GDPR defines personal data as “any information relating to an identified or identifiable natural person.” A person’s name and email address, both are examples of personal data. Any organization that processes personal data of EU residents will be required to comply with the GDPR, whether or not such companies have any physical or legal presence in the EU. Thus, the GDPR applies globally to any organization which collects personal data or monitors the behavioral activity of persons located within the European Union.
Why is the GDPR important?
The GDPR is an unparalleled privacy regulation in terms of its depth, breadth, and impact. Many organizations are required to comply with the regulation, and the regulation is chock full of new requirements for controllers and processors. Noncompliance fines for GDPR may be imposed up to the greater of €20 MM or 4% of global revenue.
Is there any grace period granted to become GDPR compliant?
Even though the GDPR was adopted in April 2016, it will officially take effect from May 25th, 2018. All organizations having a physical or legal presence in EU must be fully compliant by then, Authorities have informed that there is no transition or “grace period” granted, and penalties will be placed on organizations who fail to comply.
Does the General Data Protection Regulation apply to me?
The current European Union legislation (the 1995 EU Data Protection Directive) governs entities within the EU. GDPR’s territorial scope is far wider in that it will also apply to non-EU businesses who:
- Market their products to people in the EU.
- Monitor the behavior of people in the EU.
In other words, even if you’re based outside of the EU but you control or process the data of EU citizens, the GDPR will apply to you.
How Does the GDPR Affect SalesboxAI and It’s Customers?
For the purposes of the GDPR, SalesboxAI is a “data processor” in most cases (i.e., an organization that processes personal data on behalf of a data controller, typically in the context of providing services to the data controller) and our customers are typically “data controllers” (i.e., individuals or organizations that determine the purposes and means of the processing of personal data). Under the GDPR, individuals whose personal data are being processed are referred to as “data subjects.”
Processors and controllers each have their respective obligations under the law. Therefore, even though SalesboxAI may be in compliance with the GDPR, it does not mean that our customers are automatically in compliance with the GDPR.
Responsibilities of Data Controllers
Data controllers are individuals or organizations that determine the purposes and means of processing personal data.
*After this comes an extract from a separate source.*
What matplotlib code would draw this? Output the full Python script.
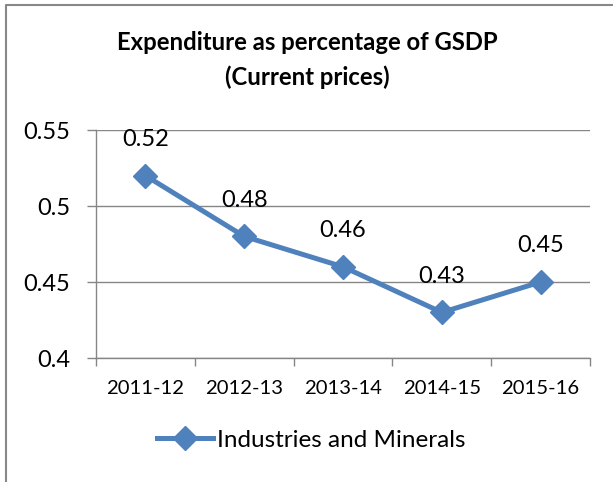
import matplotlib
matplotlib.use("Agg")
import matplotlib.pyplot as plt
from matplotlib.lines import Line2D

categories = ["2011-12", "2012-13", "2013-14", "2014-15", "2015-16"]
values = [0.52, 0.48, 0.46, 0.43, 0.45]
series_name = "Industries and Minerals"
yticks = [0.4, 0.45, 0.5, 0.55]
ytick_labels = ["0.4", "0.45", "0.5", "0.55"]

plt.rcParams['font.family'] = ['Lato', 'DejaVu Sans']

W, H = 613, 482
fig = plt.figure(figsize=(W/100, H/100), dpi=100)
ax = fig.add_axes([96/W, 1-358/H, (590-96)/W, (358-130)/H])

blue = "#4F81BD"
grid = "#868686"
x = list(range(len(categories)))
ax.plot(x, values, color=blue, lw=3.6, marker='D', ms=12.5, label=series_name, zorder=3)
for xi, v in zip(x, values):
    ax.annotate(f"{v:g}", (xi, v), xytext=(0, 26), textcoords='offset points',
                ha='center', va='center', fontsize=17, color='black')

ax.set_xlim(-0.5, len(categories)-0.5)
ax.set_ylim(0.4, 0.55)
ax.set_yticks(yticks)
ax.set_yticklabels(ytick_labels, fontsize=17)
ax.set_xticks(x)
ax.set_xticklabels(categories, fontsize=14.6)
ax.set_xticks([i-0.5 for i in range(len(categories)+1)], minor=True)
ax.tick_params(axis='x', which='major', length=0, pad=16)
ax.tick_params(axis='x', which='minor', length=6, color=grid, width=1, direction='out')
ax.tick_params(axis='y', length=6.5, color=grid, width=1, pad=12)
ax.grid(axis='y', color=grid, lw=1)
ax.set_axisbelow(True)
for s in ['top', 'right']:
    ax.spines[s].set_visible(False)
for s in ['left', 'bottom']:
    ax.spines[s].set_color(grid)
    ax.spines[s].set_linewidth(1)

fig.text(307/W, 1-42/H, "Expenditure as percentage of GSDP", ha='center', va='center',
         fontsize=17.2, fontweight='bold')
fig.text(307/W, 1-77/H, "(Current prices)", ha='center', va='center',
         fontsize=17.2, fontweight='bold')

leg = fig.legend(handles=[Line2D([], [], color=blue, lw=3.6, marker='D', ms=12.5)],
                 labels=[series_name], loc='center', bbox_to_anchor=(311/W, 1-440/H),
                 frameon=False, fontsize=17.5, handlelength=2.3, handletextpad=0.15)

fig.add_artist(Line2D([6/W, 6/W, 1], [0, 1-5/H, 1-5/H], transform=fig.transFigure,
                      color="#888888", lw=1.5))

fig.savefig("out.png", dpi=100)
Data controllers bear the primary responsibility for complying with the rights of data subjects and responding to data subjects’ requests under the GDPR. For example, when a data subject makes a lawful request to access, correct, update, delete, or restrict the processing of his or her personal data, the GDPR obliges the data controller to respond and, presuming the request is reasonable and does not infringe the rights of others, to fulfill that request.
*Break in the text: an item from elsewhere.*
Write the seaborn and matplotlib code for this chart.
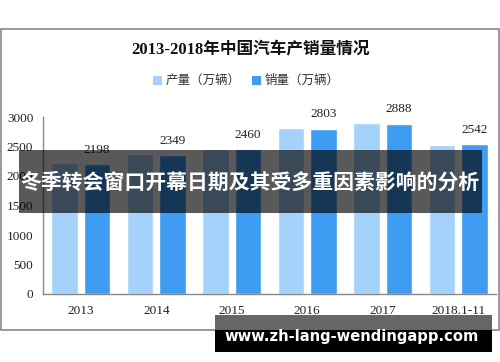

Data controllers are also required to implement appropriate technical and organizational measures to ensure the security and confidentiality of personal data, to provide information about the personal data being processed, the purposes of that processing, and the third parties to which that information will be transferred, among other things. Finally, the GDPR imposes duties of transparency and “data protection by design and by default,” which require the open, intelligible sharing of relevant privacy information and considering the privacy of personal data when undertaking new initiatives or developing new products or services. These are just a few of the various controller-related provisions of the GDPR.
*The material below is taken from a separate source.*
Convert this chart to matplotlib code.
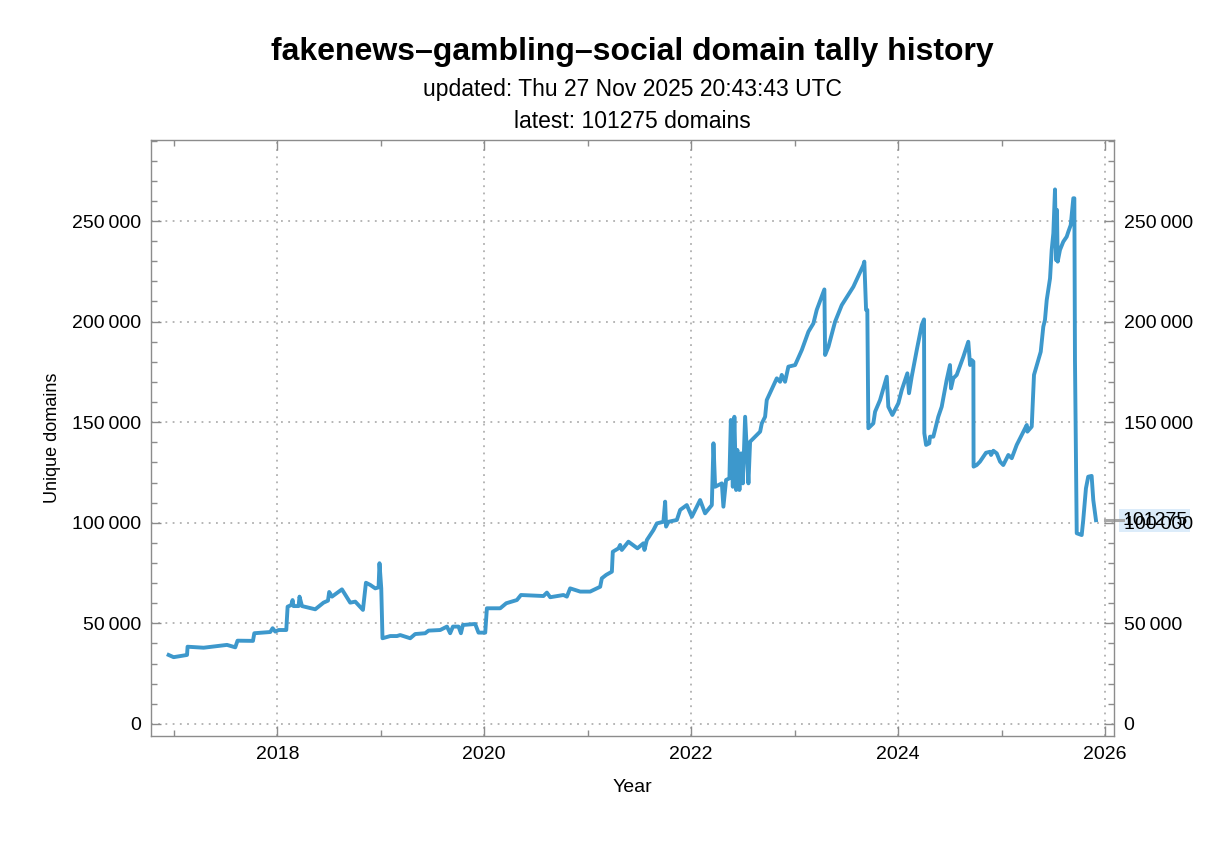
import matplotlib
matplotlib.use("Agg")
import matplotlib.pyplot as plt
from matplotlib.ticker import MultipleLocator, FuncFormatter

plt.rcParams['font.family'] = ['Liberation Sans', 'DejaVu Sans']

# history (decimal year, unique domains)
years = [
    2016.950, 2016.998, 2017.128, 2017.133, 2017.288, 2017.514, 2017.594, 2017.616, 2017.765, 2017.778,
    2017.932, 2017.955, 2017.981, 2018.013, 2018.087, 2018.100, 2018.135, 2018.148, 2018.157, 2018.206,
    2018.215, 2018.239, 2018.367, 2018.447, 2018.490, 2018.502, 2018.529, 2018.625, 2018.705, 2018.754,
    2018.828, 2018.857, 2018.899, 2018.947, 2018.979, 2018.988, 2019.005, 2019.017, 2019.092, 2019.157,
    2019.188, 2019.285, 2019.333, 2019.430, 2019.462, 2019.575, 2019.640, 2019.671, 2019.698, 2019.752,
    2019.775, 2019.794, 2019.913, 2019.945, 2020.010, 2020.026, 2020.155, 2020.213, 2020.316, 2020.355,
    2020.573, 2020.606, 2020.638, 2020.766, 2020.799, 2020.831, 2020.928, 2021.024, 2021.121, 2021.137,
    2021.179, 2021.234, 2021.243, 2021.298, 2021.314, 2021.330, 2021.394, 2021.481, 2021.539, 2021.549,
    2021.572, 2021.636, 2021.669, 2021.732, 2021.749, 2021.758, 2021.781, 2021.862, 2021.894, 2021.958,
    2022.007, 2022.087, 2022.135, 2022.200, 2022.216, 2022.232, 2022.297, 2022.312, 2022.338, 2022.370,
    2022.384, 2022.403, 2022.418, 2022.435, 2022.447, 2022.467, 2022.483, 2022.500, 2022.522, 2022.554,
    2022.570, 2022.667, 2022.683, 2022.715, 2022.731, 2022.828, 2022.860, 2022.876, 2022.908, 2022.940,
    2023.005, 2023.070, 2023.134, 2023.182, 2023.214, 2023.288, 2023.295, 2023.327, 2023.391, 2023.456,
    2023.568, 2023.665, 2023.674, 2023.691, 2023.703, 2023.713, 2023.761, 2023.778, 2023.826, 2023.891,
    2023.906, 2023.945, 2024.003, 2024.036, 2024.090, 2024.106, 2024.132, 2024.181, 2024.229, 2024.251,
    2024.254, 2024.271, 2024.302, 2024.309, 2024.341, 2024.389, 2024.422, 2024.470, 2024.502, 2024.512,
    2024.534, 2024.567, 2024.631, 2024.679, 2024.696, 2024.712, 2024.728, 2024.730, 2024.760, 2024.792,
    2024.850, 2024.889, 2024.899, 2024.921, 2024.954, 2024.986, 2025.017, 2025.066, 2025.099, 2025.147,
    2025.195, 2025.244, 2025.250, 2025.292, 2025.314, 2025.379, 2025.404, 2025.420, 2025.437, 2025.469,
    2025.485, 2025.501, 2025.517, 2025.527, 2025.536, 2025.543, 2025.565, 2025.597, 2025.630, 2025.646,
    2025.669, 2025.694, 2025.704, 2025.710, 2025.727, 2025.775, 2025.790, 2025.816, 2025.838, 2025.871,
    2025.887, 2025.913,
]
domains = [
    34300, 33200, 34300, 38400, 37900, 39300, 38100, 41400, 41300, 45100,
    45700, 47600, 45900, 46700, 46700, 58300, 59100, 61600, 58600, 58600,
    63300, 58600, 57000, 60300, 61300, 65600, 63300, 66900, 60300, 60800,
    56700, 70200, 69100, 67400, 67900, 79900, 67400, 42600, 43700, 43700,
    44200, 42600, 44700, 45100, 46400, 46700, 48400, 45100, 48400, 48400,
    45100, 49200, 49700, 45400, 45400, 57500, 57500, 60000, 61600, 64100,
    63600, 65300, 63000, 64100, 63300, 67400, 65800, 65800, 68200, 72400,
    74100, 75700, 85600, 87300, 89000, 86500, 90600, 87300, 89800, 86500,
    91400, 96400, 99700, 100500, 110500, 98100, 100500, 101400, 106400, 108800,
    103000, 111300, 104700, 108800, 139500, 117900, 119600, 108000, 121300, 122100,
    151100, 117900, 152700, 116300, 136200, 116300, 134500, 119600, 152700, 119600,
    140300, 145300, 149400, 152700, 161000, 171800, 170100, 173500, 170100, 177600,
    178400, 185900, 195000, 199100, 205800, 216000, 183400, 187500, 199900, 208200,
    217300, 228100, 229800, 205800, 205800, 147000, 149400, 155200, 161000, 172600,
    157700, 153600, 159400, 166000, 174300, 164400, 172600, 185900, 198300, 201100,
    144500, 138700, 139500, 142800, 142800, 152700, 157700, 171000, 178400, 166800,
    171800, 173500, 182500, 190000, 178400, 180900, 180100, 127900, 128700, 130400,
    134800, 135300, 133700, 135800, 134500, 130400, 128700, 133700, 132100, 138700,
    143600, 148600, 145300, 147800, 173500, 185000, 197500, 200800, 210700, 221500,
    235600, 243900, 265700, 230600, 255500, 229800, 235600, 239700, 242200, 244700,
    248000, 261300, 261300, 180900, 94800, 93900, 101400, 117100, 122900, 123300,
    111300, 101275,
]

title = "fakenews\u2013gambling\u2013social domain tally history"
updated = "updated: Thu 27 Nov 2025 20:43:43 UTC"
latest = domains[-1]

line_color = "#3d98cc"
frame_color = "#8c8c8c"

fig = plt.figure(figsize=(12.32, 8.41), dpi=100)
ax = fig.add_axes([0.1226, 0.1249, 0.7816, 0.7086])

ax.plot(years, domains, color=line_color, lw=2.8, solid_joinstyle="round", zorder=3)

ax.set_xlim(2016.78, 2026.087)
ax.set_ylim(-5960, 290250)

ax.xaxis.set_major_locator(MultipleLocator(2))
ax.xaxis.set_minor_locator(MultipleLocator(1))
ax.yaxis.set_major_locator(MultipleLocator(50000))
ax.yaxis.set_minor_locator(MultipleLocator(10000))
ax.yaxis.set_major_formatter(FuncFormatter(
    lambda v, p: f"{int(v):,}".replace(",", "\u2009")))
ax.xaxis.set_major_formatter(FuncFormatter(lambda v, p: f"{int(round(v))}"))

ax.grid(True, which="major", color="#b0b0b0", ls=(0, (1, 3)), lw=1.3)
for s in ax.spines.values():
    s.set_color(frame_color)
    s.set_linewidth(1.0)
ax.tick_params(which="both", direction="in", color=frame_color,
               top=True, right=True, labelright=True, labelsize=14)
ax.tick_params(which="major", length=7, width=1, pad=7)
ax.tick_params(which="minor", length=4.5, width=1)

ax.set_xlabel("Year", fontsize=14, labelpad=12)
ax.set_ylabel("Unique domains", fontsize=13, labelpad=8)

# callout for the latest value on the right edge (drawn under the tick labels)
trans = ax.get_yaxis_transform()
ax.plot([0.991, 1.009], [latest, latest], color="#a8a8a8", lw=2.2,
        transform=trans, clip_on=False)
ax.text(1.0085, latest, f"{latest}", transform=trans, fontsize=14,
        va="center", ha="left", zorder=1,
        bbox=dict(boxstyle="square,pad=0.15", fc="#dcecfa", ec="none"))

fig.text(0.513, 0.938, title, ha="center", va="center", fontsize=23, fontweight="bold")
fig.text(0.513, 0.893, updated, ha="center", va="center", fontsize=16.5)
fig.text(0.513, 0.856, f"latest: {latest} domains", ha="center", va="center", fontsize=16.5)

fig.savefig("out.png", dpi=100)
Responsibilities of Data Processors
A data processor only processes data according to the documented instructions of a data controller. While a processor does have certain obligations to support and assist the data controller in upholding its own obligations, such as informing the controller of requests it receives from data subjects, its relationship to the personal data and the data subjects themselves is comparatively quite restricted.
The GDPR regulation can be summarized to 8 important points. For each point, we will explain how SalesboxAI handles its compliance.
• Right to be informed: SalesboxAI clearly informs our users about the use that will be made of their data.
• Right of access: users can access their data (all of them), without any restrictions.
• Right of rectification: users can rectify their queries as simple as contacting us.
• Right of erasure: users can delete their personal information upon request
• Right to restrict processing: SalesboxAI users will have the right to restrict processing
• Right to data portability: our users may contact us anytime if they wish to transmit their data.
• Right to object: users will have the right to object to processing and direct marketing, including the right to retract previously given consent
• Right not to be subject to automated decision-making including profiling: users will have the right to object to automated decision making.